When DRB-Hicom Bhd bought the 32.21% stake in Pos Malaysia Bhd from Khazanah Nasional Bhd, it sent only one management representative — Shukrie.
“We were told not to rock the boat when we (DRB-Hicom) took over (the reins),” says Shukrie.
But his rational mind told him that Pos Malaysia, which has been in existence since before Independence, needed to be transformed in order to survive. Postmen’s jobs could not be confined to delivery of mail.
“Many people were telling me that Pos Malaysia was a very old-fashioned organisation. I was (then) the casualty sent to Pos Malaysia,” says Shukrie.
With eight unions in the former GLC, one can just imagine the condition of the road to transformation the 37-year-old was facing, not to mention the shrinking snail mail volume in the age of the internet.
But things turned out to be better than expected mainly because Pos Malaysia’s employees also realised that they needed to evolve.
“Despite what other people say, I find that the transformation in Pos Malaysia is probably one of the easiest because everybody (in the group) understood the urgency of the transformation and more importantly, the employees support the transformation process,” says Shukrie.
The management has mapped out a transformation plan that seems promising. But, realistically, it is the bottom lines that count in the long run.

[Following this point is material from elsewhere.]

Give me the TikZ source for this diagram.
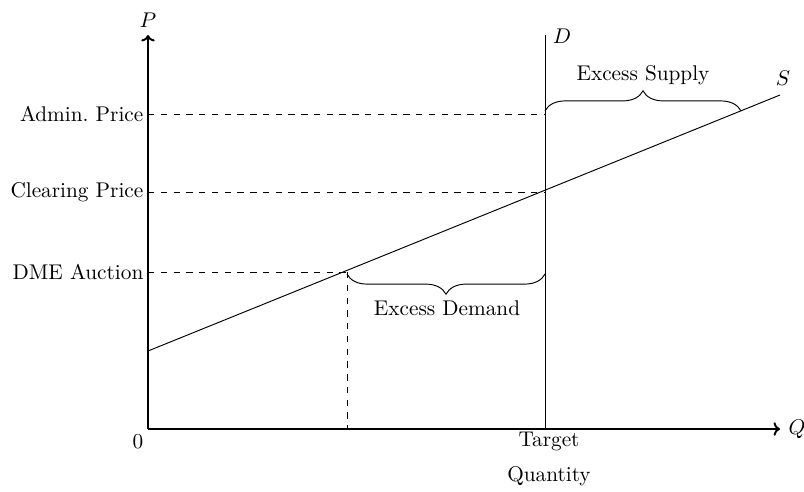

While expecting double-digit revenue growth, Shukrie acknowledges the need to widen the group’s profit margin. Also, he admits the profitability of the courier and other delivery services is not as good as the traditional snail mail operation.
Pos Malaysia was once a monopoly and now it has to compete with other — big and small — companies. With its network of 700 post offices and 7,000 postmen plus 3,000 courier delivery workers, will the postal group win in the e-commence battlefield that is getting more and more competitive?